De forma segura e não impositiva, deu respostas às questões mais sensíveis, o que resultou na troca de saberes e percepções durante mais de três horas. A atitude, que parece comum em outros espaços, no meio policial militar assume o papel de desconstrução da ideia dos rígidos rituais que cercam os pronunciamentos do mais alto posto de comando (Comandante Geral) para o público interno que atua distante dos grandes centros urbanos. Que, não raro, é representado na capital do Estado por sua autoridade direta, oriunda do quadro de oficiais.

Na oportunidade, a destreza do oficial encorajou a participação dos envolvidos, além de oferecer oportunidades de interlocução entre comandantes diretos e subordinados naquele espaço de discussão. O destaque aos seus primeiros movimentos ocorreu por representar uma referência importante para a atualização da gestão das polícias, capaz de influenciar a tomada de decisão no sentido da simplificação dos processos, o que cria condições para uma melhora na interação entre categorias de praças e oficiais que costumam apresentar demandas razoavelmente diferentes.

Dados do Raio X das Forças de Segurança Pública no Brasil  (FBSP, 2023) apontam a disparidade de efetivo e média de remuneração entre a base e o topo das corporações policiais militares do país. Tal realidade condiciona necessidades e interesses. Assim, embora seja socialmente reconhecida como classe única (dos policiais militares), quanto à natureza funcional e demandas requeridas, constitui duas categorias profissionais: as praças e os oficiais. Por conseguinte, o gerenciamento do diálogo produtivo e a promoção do consenso entre os dois segmentos constituem um dos maiores desafios institucionais.

No âmbito do planejamento da segurança pública nos territórios, cabe considerar as especificidades regionais que abarcam histórico sociocultural, perfis econômico, ambiental e político, além das limitações e potencialidades das regiões como elementos condicionantes ao desenvolvimento das atividades de policiais em nível local.

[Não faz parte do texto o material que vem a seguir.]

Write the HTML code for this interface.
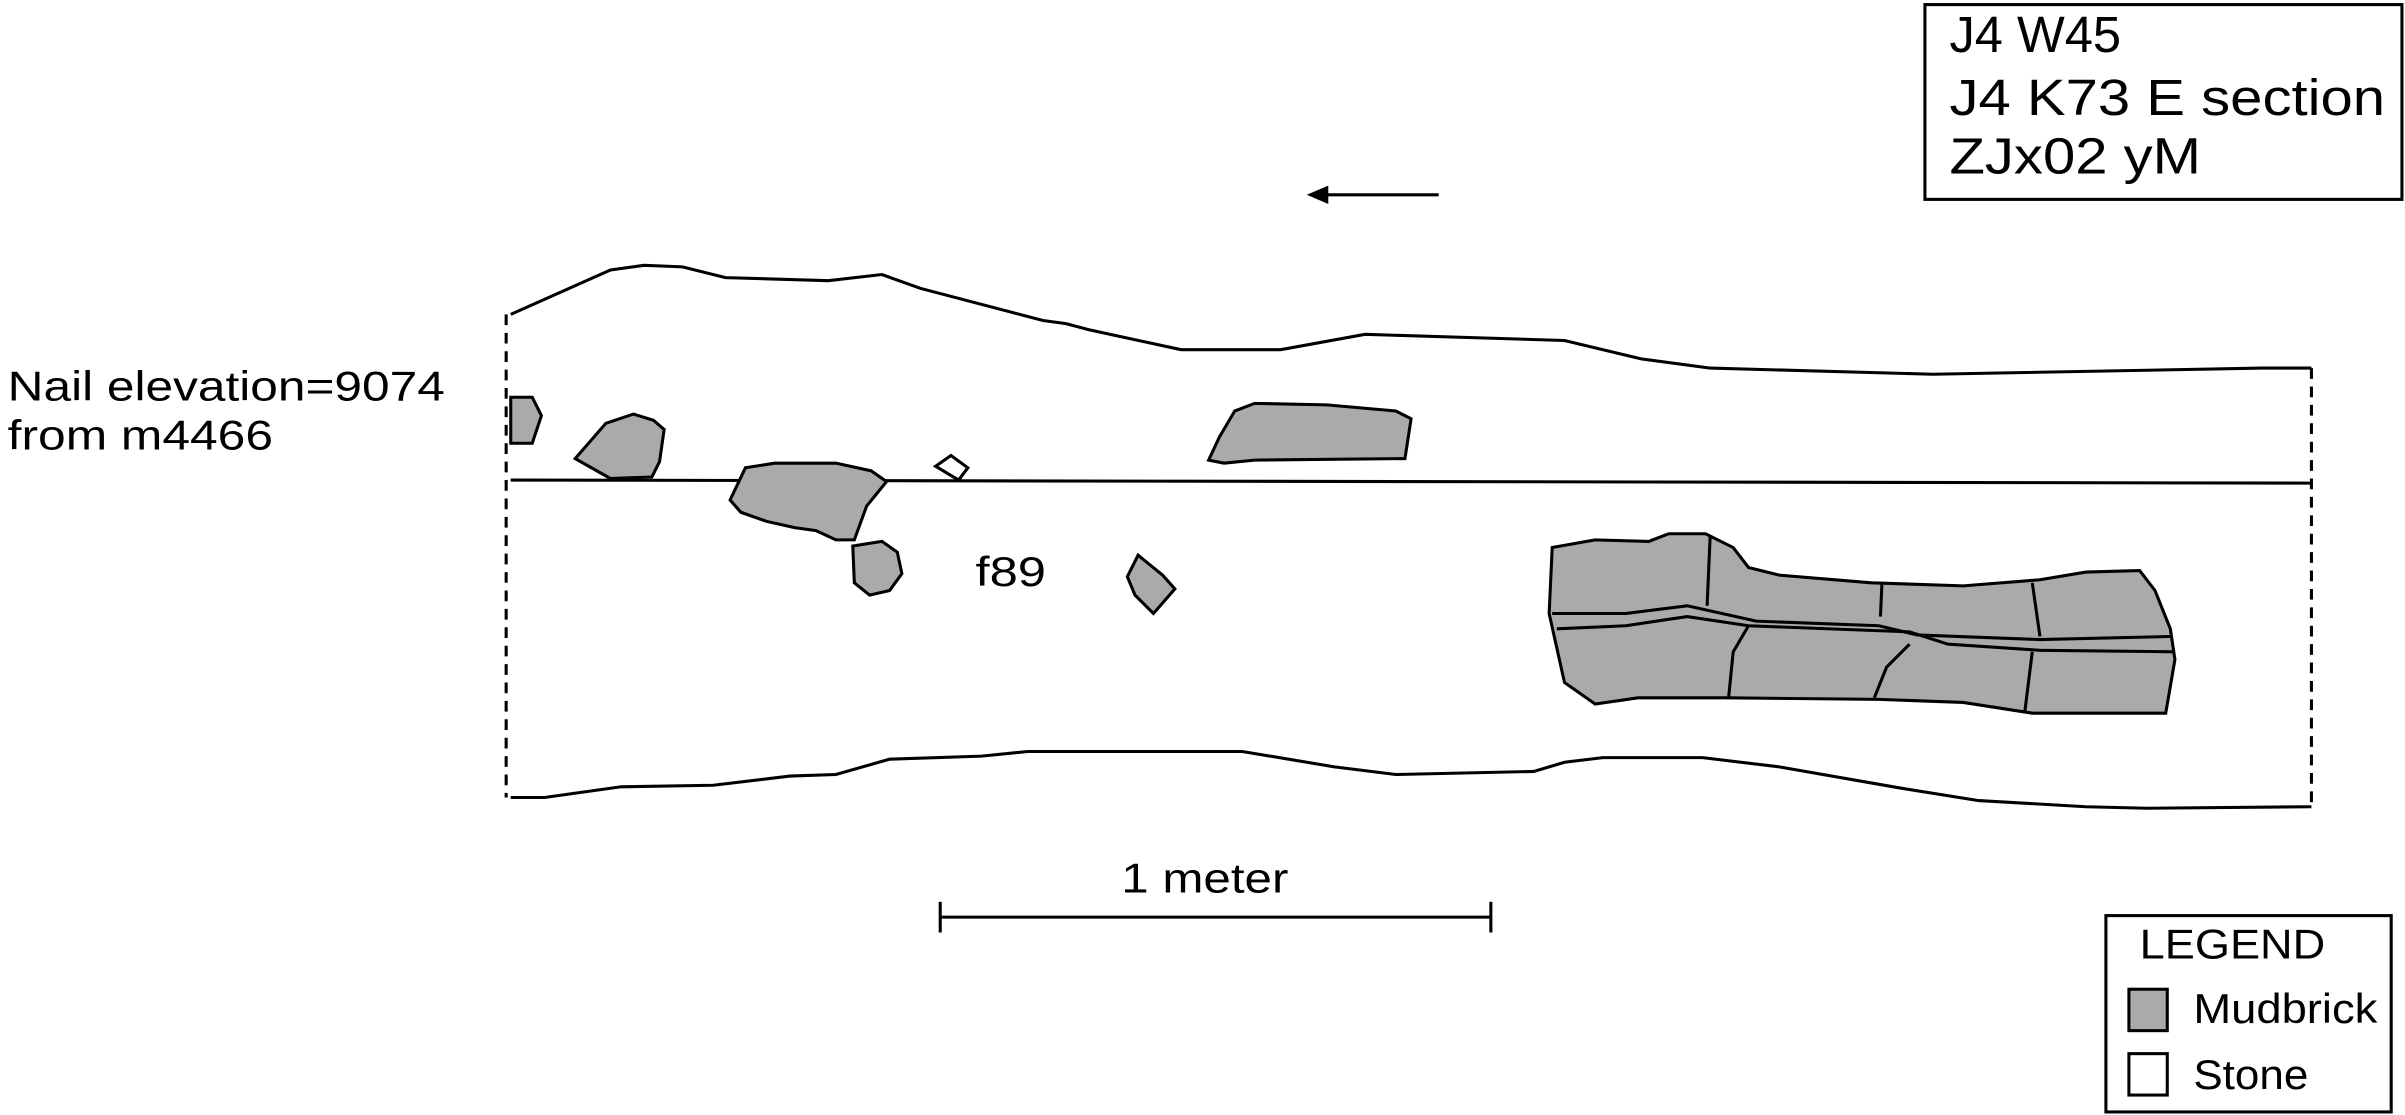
<!DOCTYPE html>
<html><head><style>html,body{margin:0;padding:0;background:#fff}svg{display:block}</style></head>
<body>
<svg width="2405" height="1115" viewBox="0 0 1568 727" preserveAspectRatio="none" xmlns="http://www.w3.org/2000/svg" font-family="Liberation Sans, sans-serif">
<g fill="none" stroke="#000" stroke-width="2">
<polyline points="333,205 398,176 420,173 445,174 473,181 540,183 575,179 600,188 680,209 695,211 710,215 770,228 835,228 890,218 1020,222 1070,234 1115,240 1260,244 1475,240 1507,240"/>
<polyline points="333,520 355,520 405,513 465,512 515,506 545,505 580,495 640,493 670,490 810,490 870,500 910,505 1000,503 1020,497 1045,494 1110,494 1160,500 1240,514 1290,522 1360,526 1400,527 1507,526"/>
<line x1="333" y1="313" x2="1507" y2="315"/>
<line x1="330" y1="205" x2="330" y2="520" stroke-dasharray="7,5"/>
<line x1="1507" y1="240" x2="1507" y2="526" stroke-dasharray="7,5"/>
</g>
<g fill="#aaa" stroke="#000" stroke-width="2">
<polygon points="333,259 347,259 353,271 347,289 333,289"/>
<polygon points="375,299 395,276 413,270 426,274 433,280 430,301 425,311 398,312"/>
<polygon points="476,326 486,305 505,302 545,302 568,307 578,314 565,330 557,352 545,352 532,346 518,344 500,340 483,334"/>
<polygon points="556,356 575,353 585,360 588,374 580,385 567,388 557,380"/>
<polygon points="735,376 742,362 758,375 766,384 752,400 740,388"/>
<polygon points="795,285 805,268 818,263 865,264 910,268 920,273 916,299 818,300 798,302 788,300"/>
<polygon points="1012,357 1040,352 1075,353 1088,348 1112,348 1130,357 1140,370 1160,375 1220,380 1280,382 1330,378 1360,373 1395,372 1405,385 1415,410 1418,430 1412,465 1325,465 1280,458 1225,456 1125,455 1068,455 1040,459 1020,445 1010,400"/>
</g>
<polygon points="610,304 620,297 631,305 625,313" fill="#fff" stroke="#000" stroke-width="2"/>
<g fill="none" stroke="#000" stroke-width="2">
<polyline points="1012,400 1060,400 1100,395 1145,405 1225,408 1250,414 1330,417 1415,415"/>
<polyline points="1015,410 1060,408 1100,402 1140,408 1245,412 1270,420 1330,424 1418,425"/>
<line x1="1115" y1="349" x2="1113" y2="395"/>
<polyline points="1127,455 1130,425 1140,408"/>
<line x1="1227" y1="380" x2="1226" y2="402"/>
<line x1="1325" y1="380" x2="1330" y2="415"/>
<polyline points="1222,455 1230,435 1245,420"/>
<line x1="1320" y1="465" x2="1325" y2="425"/>
<line x1="938" y1="127" x2="862" y2="127"/>
<line x1="613" y1="598" x2="972" y2="598"/>
<line x1="613" y1="588" x2="613" y2="608"/>
<line x1="972" y1="588" x2="972" y2="608"/>
<rect x="1255" y="3" width="311" height="127"/>
<rect x="1373" y="597" width="186" height="128"/>
</g>
<polygon points="852,127 866,121 866,133" fill="#000"/>
<g font-size="33" fill="#000">
<text x="1271" y="34">J4 W45</text>
<text x="1271" y="75" textLength="284" lengthAdjust="spacingAndGlyphs">J4 K73 E section</text>
<text x="1271" y="113" textLength="164" lengthAdjust="spacingAndGlyphs">ZJx02 yM</text>
</g>
<g font-size="27" fill="#000">
<text x="5" y="261" textLength="285" lengthAdjust="spacingAndGlyphs">Nail elevation=9074</text>
<text x="5" y="293" textLength="173" lengthAdjust="spacingAndGlyphs">from m4466</text>
<text x="636" y="382" textLength="46" lengthAdjust="spacingAndGlyphs">f89</text>
<text x="731" y="582" textLength="109" lengthAdjust="spacingAndGlyphs">1 meter</text>
<text x="1395" y="625" textLength="121" lengthAdjust="spacingAndGlyphs">LEGEND</text>
<text x="1430" y="667" textLength="120" lengthAdjust="spacingAndGlyphs">Mudbrick</text>
<text x="1430" y="710" textLength="75" lengthAdjust="spacingAndGlyphs">Stone</text>
</g>
<rect x="1388" y="645" width="25" height="27" fill="#aaa" stroke="#000" stroke-width="2"/>
<rect x="1388" y="687" width="25" height="27" fill="#fff" stroke="#000" stroke-width="2"/>
</svg>
</body></html>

Inicialmente, o governador mineiro, Romeu Zema, parece ter acertado ao indicar o citado coronel, à medida que este parece estar envidando esforços no sentido de frear o avanço do desgaste e a tensão provocada pelo dissenso entre prioridades do governo e reivindicações da tropa. Essa situação vem se arrastando em razão da perda considerável do poder de compra da maioria dos policiais estaduais nos últimos anos, decorrente da falta de reajuste salarial. Trata-se de fator que impacta, principalmente, a categoria de base.

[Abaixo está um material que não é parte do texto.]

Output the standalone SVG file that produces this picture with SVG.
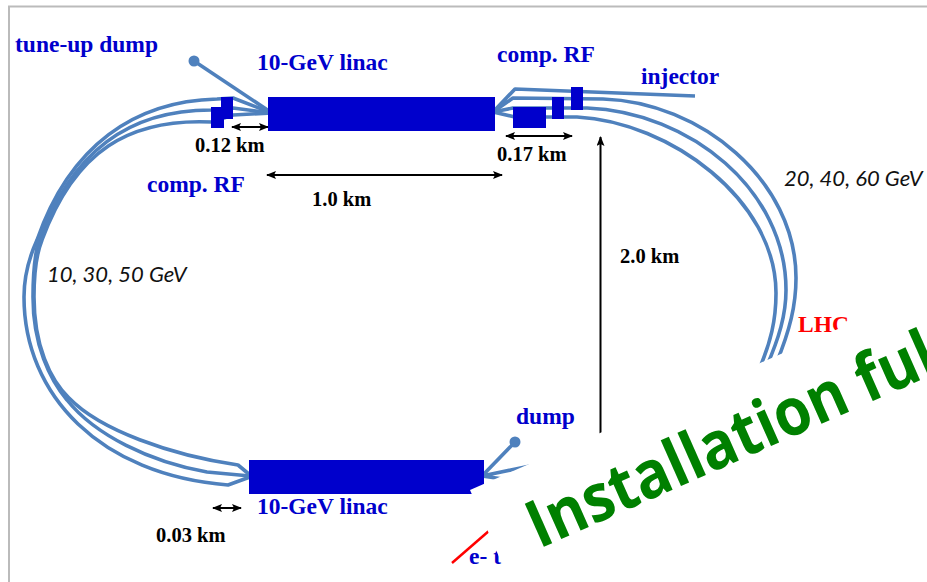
<svg xmlns="http://www.w3.org/2000/svg" width="927" height="582" viewBox="0 0 927 582">
<defs>
<marker id="ah" markerUnits="userSpaceOnUse" viewBox="0 0 10 8" refX="9" refY="4" markerWidth="10" markerHeight="8" orient="auto-start-reverse"><path d="M0,0 L10,4 L0,8 L2,4 z" fill="#000"/></marker>
</defs>
<style>
.b{fill:#0000cc}
.beam{fill:none;stroke:#4f81bd;stroke-width:3.6;stroke-linejoin:round}
.dim{fill:none;stroke:#000;stroke-width:2;marker-start:url(#ah);marker-end:url(#ah)}
text{font-family:"Liberation Serif",serif;font-weight:bold}
.lb{fill:#0000cc;font-size:23.5px}
.km{fill:#000;font-size:20.5px}
.gev{font-family:"Lato",sans-serif;font-weight:normal;font-style:italic;font-size:22px;fill:#111}
</style>
<rect width="927" height="582" fill="#fff"/>
<path d="M927,6.500H9V582" fill="none" stroke="#bbb" stroke-width="2"/>
<g id="connectors">
<path class="beam" d="M695,96 L515,89 L493,112 L513,98 L603,99 C700,102 796,180 796,278 C796,305 790,330 776,364"/>
<path class="beam" d="M493,112 L513,108 L587,108 C690,112 786,190 786,290 C786,315 779,338 766,368"/>
<path class="beam" d="M493,112 L515,117 L577,117 C670,122 776,200 776,293 C776,320 771,342 758,372"/>
<path class="beam" d="M272,113 L233,98 L217,99 C135,101 70,145 37,240 C28,260 24,280 24,297 C24,395 100,475 228,485 L250,477"/>
<path class="beam" d="M272,113 L233,108 L211,110 C130,110 72,150 38,243 C34,260 33,280 33,297 C33,345 50,380 67,400 C95,435 150,462 207,472 L250,476"/>
<path class="beam" d="M272,113 L233,115 L212,122 C130,118 75,150 42,240 C36,255 34,275 34,297 C34,345 50,380 69,398 C100,430 170,455 238,465 L250,475"/>
<path class="beam" d="M194,61 L272,113"/>
<path class="beam" d="M515,442 L482,476 L530,466 M482,476 L503,479"/>
<path class="dim" d="M232,127H268"/>
<path class="dim" d="M267,175H502"/>
<path class="dim" d="M506,136H572"/>
<path class="dim" d="M213,508H241"/>
<path d="M600.500,440V137" fill="none" stroke="#000" stroke-width="2" marker-end="url(#ah)"/>
</g>
<g id="tune-up-dump"><circle cx="194" cy="61" r="5.500" fill="#4f81bd"/><text class="lb" x="15" y="52">tune-up dump</text></g>
<g id="dump"><circle cx="515" cy="442" r="5.500" fill="#4f81bd"/><text class="lb" x="516" y="424">dump</text></g>
<g id="linac-top"><rect class="b" x="268" y="97" width="227" height="34"/><text class="lb" x="257" y="70">10-GeV linac</text></g>
<g id="linac-bottom"><rect class="b" x="249" y="460" width="235" height="34"/><text class="lb" x="257" y="514">10-GeV linac</text></g>
<g id="comp-rf-left"><rect class="b" x="221" y="97" width="12" height="22"/><rect class="b" x="211" y="107" width="13" height="21"/><text class="lb" x="147" y="192">comp. RF</text></g>
<g id="comp-rf-right"><rect class="b" x="513" y="107" width="33" height="21"/><rect class="b" x="552" y="97" width="12" height="22"/><rect class="b" x="571" y="87" width="12" height="23"/><text class="lb" x="497" y="62">comp. RF</text></g>
<g id="injector"><text class="lb" x="641" y="84">injector</text></g>
<g id="labels">
<text class="km" x="195" y="152">0.12 km</text>
<text class="km" x="312" y="206">1.0 km</text>
<text class="km" x="497" y="161">0.17 km</text>
<text class="km" x="620" y="263">2.0 km</text>
<text class="km" x="156" y="542">0.03 km</text>
<text class="gev" x="47" y="282">10, 30, 50 GeV</text>
<text class="gev" x="784" y="186">20, 40, 60 GeV</text>
<text class="lb" x="798" y="332" style="fill:#ff0000">LHC</text>
<text class="lb" x="469" y="564">e- t.</text>
</g>
<g id="electron-line"><path d="M452,563 L490,530" fill="none" stroke="#ff0000" stroke-width="2.500"/></g>
<polygon points="470,490 510,582 927,582 927,290" fill="#fff"/>
<g id="watermark"><text transform="translate(539,549) rotate(-23.900) scale(0.905,1)" fill="#008000" style="font-family:'Open Sans',sans-serif;font-weight:bold;font-size:66px">Installation ful</text></g>
</svg>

No sentido do que se espera de uma gestão alinhada à segurança cidadã, para que a prestação de serviços responda de forma adequada, é necessário que os profissionais de ponta estejam bem. Para tanto, uma gestão que considere o bem-estar dos policiais como determinante para o alcance das metas pactuadas representa a promessa de respostas cada vez mais qualificadas frente às distintas demandas apresentadas às instituições policiais. Como fenômeno global, esse movimento cria expectativas e nutre a esperança do estreitamento “polícia e comunidade” como alternativa à expansão da violência e ao fortalecimento da criminalidade organizada.

Por fim, o movimento de conferir legitimidade a posturas pouco assumidas, mas com potencial de quebrar paradigmas associados à forma de enxergar e fazer a segurança pública, destaca dois caminhos complementares. De um lado, a importância do reconhecimento do policial como parte de uma classe de trabalhadores que também merece cuidado e atenção. De outro, quando se joga luz sobre a condição humana desse profissional, abre-se a possibilidade da entrega de serviços mais bem qualificados, que são uma resposta aos anseios da população.